O trabalho proporciona ao Espírito, ao longo das reencarnações, firmar o seu senso do EU, compreender o ambiente em que está e suas leis correspondentes e, assim, compreender o próprio Deus, tornando-se, ao fim da jornada, plenamente feliz. Daí ser um contra-senso atribuir ao trabalho a sua dimensão de castigo divino, tão propalada pelas religiões. Em verdade, essa percepção do trabalho como punição impingida por Deus ao homem e à mulher pode ser creditada ao Mito do Pecado Original, da tradição judaico-cristã e ao Mito de Sízifo, da mitologia grega e à cultura da escravidão, entre outros elementos da formação antropológica, psicológica e sociológica das almas. Uma excelente metáfora dessa ótica punitiva é o tripalium, instrumento de trabalho usado na colheita de grãos pelos romanos, mas também de tortura. Esse artefato é resultante da maneira de se pensar e sentir o trabalho como uma punição do Criador. E reforça a falsa visão da cultura helenista de se considerar como trabalho somente as atividades braçais, destinadas aos escravos. Os pensadores eram meros ociosos. (E alguns, pela esquisitice de suas teses, eram bem isso mesmo.)
Hodiernamente, com a mudança radical dos fatores clássicos de produção econômica, que elevou o conhecimento ou capacidade intelectual ao patamar de principal vetor de produção, o trabalho foi ressignificado, não obstante ainda seja impingido, à feição de tortura, a muitos explorados. Bem como artifícios intelectuais de exploração impõe-na sob a máscara torpe da glamourização a sujeitos viciados em trabalho, os workaholics, e outros tantos envaidecidos pela sua ilusão de importância face a organizações que os descartam, muita vez, quais números sem maior significado humano, desde que não atendam mais às necessidades daquelas.
Consideram-se, por exemplo, homens de sucesso executivos que percebem mensalmente milhares de dólares, mas que necessitam, para tanto, trabalhar 12 horas por dia, sacrificando o convívio familiar.
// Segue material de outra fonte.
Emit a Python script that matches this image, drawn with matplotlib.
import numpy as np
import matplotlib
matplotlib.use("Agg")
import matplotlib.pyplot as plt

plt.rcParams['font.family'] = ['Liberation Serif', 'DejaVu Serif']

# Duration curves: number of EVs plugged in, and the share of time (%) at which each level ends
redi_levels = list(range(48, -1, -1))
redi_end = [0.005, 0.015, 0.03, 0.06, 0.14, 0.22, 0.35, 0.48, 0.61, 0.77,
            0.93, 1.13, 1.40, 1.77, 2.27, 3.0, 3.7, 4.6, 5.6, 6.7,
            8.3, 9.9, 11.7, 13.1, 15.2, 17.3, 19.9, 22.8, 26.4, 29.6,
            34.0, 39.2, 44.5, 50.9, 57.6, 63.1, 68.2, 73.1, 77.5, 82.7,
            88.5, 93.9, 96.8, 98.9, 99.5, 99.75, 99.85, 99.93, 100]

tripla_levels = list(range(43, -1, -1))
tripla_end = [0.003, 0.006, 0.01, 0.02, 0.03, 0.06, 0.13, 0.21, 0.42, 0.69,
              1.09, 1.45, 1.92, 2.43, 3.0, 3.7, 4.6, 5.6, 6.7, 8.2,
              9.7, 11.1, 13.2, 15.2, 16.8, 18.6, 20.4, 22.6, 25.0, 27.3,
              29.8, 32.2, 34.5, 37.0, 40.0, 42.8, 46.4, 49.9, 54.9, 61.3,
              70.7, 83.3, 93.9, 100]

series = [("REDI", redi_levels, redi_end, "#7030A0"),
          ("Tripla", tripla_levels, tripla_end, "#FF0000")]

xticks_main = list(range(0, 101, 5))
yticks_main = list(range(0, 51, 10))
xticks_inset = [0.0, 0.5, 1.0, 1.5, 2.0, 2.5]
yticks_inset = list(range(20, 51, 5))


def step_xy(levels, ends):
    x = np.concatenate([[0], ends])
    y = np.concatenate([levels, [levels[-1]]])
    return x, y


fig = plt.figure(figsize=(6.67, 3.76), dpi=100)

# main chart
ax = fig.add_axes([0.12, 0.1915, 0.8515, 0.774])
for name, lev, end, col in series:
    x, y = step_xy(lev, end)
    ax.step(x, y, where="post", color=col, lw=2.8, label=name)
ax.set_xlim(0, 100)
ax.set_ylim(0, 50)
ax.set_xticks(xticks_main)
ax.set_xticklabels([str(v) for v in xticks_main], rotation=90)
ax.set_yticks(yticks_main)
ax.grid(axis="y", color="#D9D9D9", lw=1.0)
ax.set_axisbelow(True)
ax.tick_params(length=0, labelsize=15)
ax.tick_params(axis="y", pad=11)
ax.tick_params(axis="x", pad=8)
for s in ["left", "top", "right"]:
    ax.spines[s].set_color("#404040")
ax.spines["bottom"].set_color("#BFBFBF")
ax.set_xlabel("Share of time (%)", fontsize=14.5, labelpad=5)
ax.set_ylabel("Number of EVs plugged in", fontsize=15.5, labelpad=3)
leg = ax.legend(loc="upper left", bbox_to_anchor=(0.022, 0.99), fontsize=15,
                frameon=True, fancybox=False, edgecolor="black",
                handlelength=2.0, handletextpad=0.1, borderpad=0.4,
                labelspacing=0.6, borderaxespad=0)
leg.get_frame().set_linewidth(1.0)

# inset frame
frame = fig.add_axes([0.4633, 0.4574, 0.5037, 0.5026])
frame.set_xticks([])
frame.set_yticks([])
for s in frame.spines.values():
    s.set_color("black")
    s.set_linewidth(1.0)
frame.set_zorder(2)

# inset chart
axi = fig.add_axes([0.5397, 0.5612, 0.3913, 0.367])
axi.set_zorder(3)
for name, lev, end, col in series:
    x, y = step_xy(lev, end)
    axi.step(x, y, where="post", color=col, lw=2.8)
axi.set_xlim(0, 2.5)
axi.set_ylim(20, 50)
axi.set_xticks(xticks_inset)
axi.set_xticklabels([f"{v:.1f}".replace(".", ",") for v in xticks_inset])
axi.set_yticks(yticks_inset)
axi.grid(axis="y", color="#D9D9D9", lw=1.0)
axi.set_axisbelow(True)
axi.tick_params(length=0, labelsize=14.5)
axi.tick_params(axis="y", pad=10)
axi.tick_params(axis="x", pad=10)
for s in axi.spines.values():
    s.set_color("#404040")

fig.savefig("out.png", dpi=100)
A alta conectividade permitida pela Informática tornou a sociedade célere na transmissão de informações; catapultou ainda mais o capitalismo; implodiu barreiras alfandegárias; permitiu a permeabilização mútua de culturas diversas. Por outro lado, a sociedade, utilizando irresponsavelmente esses recursos, produziu mais dados que a capacidade humana de absorção, onerando, com a ideologia do consumo desenfreado, as consciências incapazes de dar conta de toda essa miríade de bits; acirrou as desigualdades sociais; roubou a identidade aos indivíduos. Além disso, esses mesmos aparelhos tecnológicos, como os celulares, os palmtops, notebooks etc., promitentes de maior conforto no desenvolvimento das tarefas aos profissionais, converteram-se em instrumentos de controle da vida destes pelas empresas, que ora exercem um papel controlador outrora previsto e exercido pelo Estado, de acordo, por exemplo, com os pensamentos de Thomas Hobbes (1588 - 1679) e Georg Wilhelm Friedrich Hegel (1770 - 1831) e perpetrado pelas famigeradas ditaduras já vistas na História.
O conceito de trabalho está em crise porque equivocada é a noção de matéria que entretemos em nossas mentes. Ainda imaginamo-la criada por Deus, ou não, para a satisfação de nossos desejos, ilimitados e irrefreáveis. A matéria, no contexto da Criação, "é o laço que prende o Espírito", enquanto este ainda necessita do périplo realizado nos incessantes mergulhos na dimensão corpórea, aprimorando a racionalidade e atingindo a angelitude, pelo exercício dos valores morais dos quais, entre nós, Jesus foi o sagrado portador.
Neste contexto, o trabalho, considerado como toda atividade útil, caracteriza-se por ser instrumento causal de bem estar ao ser humano, à sociedade, ao meio e a todos os seres viventes. "Meu Pai trabalha sempre, e eu trabalho também", assevera Jesus (João, 5.17), contestando a crítica que lhe foi feita por curar no sábado. E Jesus "é o tipo mais perfeito que Deus tem oferecido ao homem para lhe servir de modelo e guia", afirma a Doutrina Espírita. Sua unidade com o Pai demonstra seu nível pleno de consciência das leis naturais.
O trabalho, pois, aperfeiçoando a consciência, será tanto mais fonte de alegrias para o ser, quanto mais este melhor compreender os divinos decretos, resumidos pelo Mestre em "amar a Deus sobre todas as coisas e ao próximo como a si mesmo". Quanto mais trabalhar, mais alargará os horizontes de sua consciência. Quanto mais consciente for, mais gozará de livre-arbítrio. O trabalho liberta o Espírito.